- Problem requirements:
In this exercise, return the whole listing exactly, excluding any images.
::::::::::
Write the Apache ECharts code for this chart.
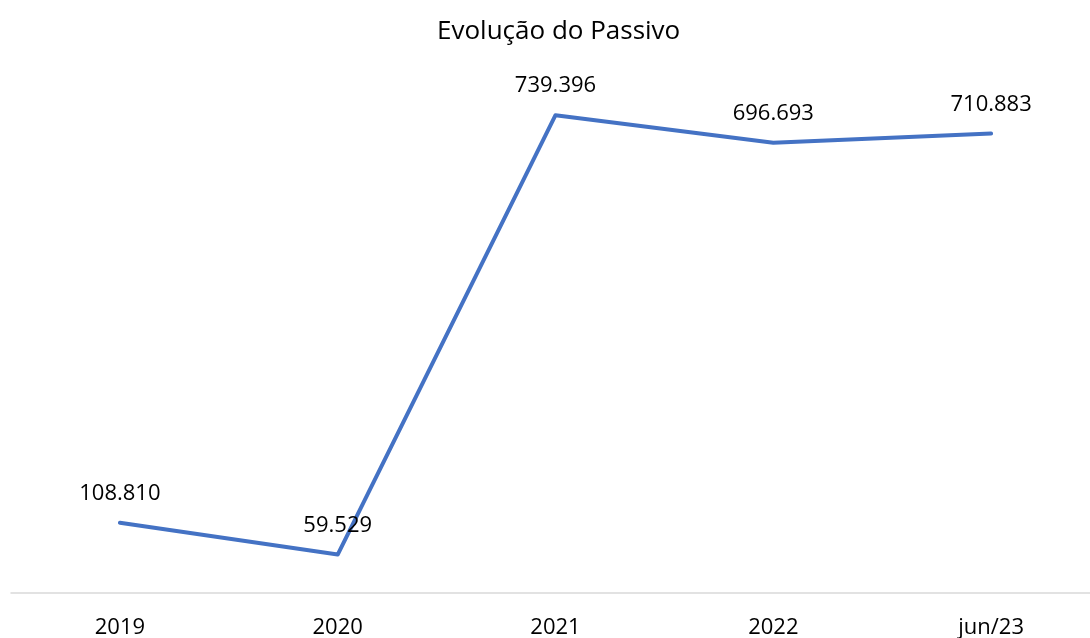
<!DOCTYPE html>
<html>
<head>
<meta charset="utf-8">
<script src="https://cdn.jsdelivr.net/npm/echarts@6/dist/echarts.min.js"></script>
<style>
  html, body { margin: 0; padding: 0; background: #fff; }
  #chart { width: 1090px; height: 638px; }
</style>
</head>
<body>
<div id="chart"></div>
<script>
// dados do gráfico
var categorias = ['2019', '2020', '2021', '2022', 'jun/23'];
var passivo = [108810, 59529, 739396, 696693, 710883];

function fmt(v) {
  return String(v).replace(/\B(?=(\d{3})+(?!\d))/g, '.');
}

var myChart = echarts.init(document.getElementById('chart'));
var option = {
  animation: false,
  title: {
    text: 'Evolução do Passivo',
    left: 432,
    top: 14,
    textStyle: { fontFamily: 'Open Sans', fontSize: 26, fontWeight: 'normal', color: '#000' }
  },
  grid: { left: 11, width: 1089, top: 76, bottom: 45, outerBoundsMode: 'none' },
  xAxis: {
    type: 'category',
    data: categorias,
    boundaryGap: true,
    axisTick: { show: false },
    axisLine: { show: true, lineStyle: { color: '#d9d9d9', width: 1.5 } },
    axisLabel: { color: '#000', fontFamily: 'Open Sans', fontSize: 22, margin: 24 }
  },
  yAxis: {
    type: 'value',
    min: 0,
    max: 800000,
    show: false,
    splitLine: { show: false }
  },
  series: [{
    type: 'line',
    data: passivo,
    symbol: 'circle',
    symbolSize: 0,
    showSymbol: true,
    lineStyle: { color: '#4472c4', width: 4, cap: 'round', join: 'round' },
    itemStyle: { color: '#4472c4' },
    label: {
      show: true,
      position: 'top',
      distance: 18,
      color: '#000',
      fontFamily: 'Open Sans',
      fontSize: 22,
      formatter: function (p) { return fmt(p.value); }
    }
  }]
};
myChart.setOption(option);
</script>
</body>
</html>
::::::::::
- Reply:
Write the Apache ECharts code for this chart.
<!DOCTYPE html>
<html>
<head>
<meta charset="utf-8">
<script src="https://cdn.jsdelivr.net/npm/echarts@6/dist/echarts.min.js"></script>
<style>
  html, body { margin: 0; padding: 0; background: #fff; }
  #chart { width: 1090px; height: 638px; }
</style>
</head>
<body>
<div id="chart"></div>
<script>
// dados do gráfico
var categorias = ['2019', '2020', '2021', '2022', 'jun/23'];
var passivo = [108810, 59529, 739396, 696693, 710883];

function fmt(v) {
  return String(v).replace(/\B(?=(\d{3})+(?!\d))/g, '.');
}

var myChart = echarts.init(document.getElementById('chart'));
var option = {
  animation: false,
  title: {
    text: 'Evolução do Passivo',
    left: 432,
    top: 14,
    textStyle: { fontFamily: 'Open Sans', fontSize: 26, fontWeight: 'normal', color: '#000' }
  },
  grid: { left: 11, width: 1089, top: 76, bottom: 45, outerBoundsMode: 'none' },
  xAxis: {
    type: 'category',
    data: categorias,
    boundaryGap: true,
    axisTick: { show: false },
    axisLine: { show: true, lineStyle: { color: '#d9d9d9', width: 1.5 } },
    axisLabel: { color: '#000', fontFamily: 'Open Sans', fontSize: 22, margin: 24 }
  },
  yAxis: {
    type: 'value',
    min: 0,
    max: 800000,
    show: false,
    splitLine: { show: false }
  },
  series: [{
    type: 'line',
    data: passivo,
    symbol: 'circle',
    symbolSize: 0,
    showSymbol: true,
    lineStyle: { color: '#4472c4', width: 4, cap: 'round', join: 'round' },
    itemStyle: { color: '#4472c4' },
    label: {
      show: true,
      position: 'top',
      distance: 18,
      color: '#000',
      fontFamily: 'Open Sans',
      fontSize: 22,
      formatter: function (p) { return fmt(p.value); }
    }
  }]
};
myChart.setOption(option);
</script>
</body>
</html>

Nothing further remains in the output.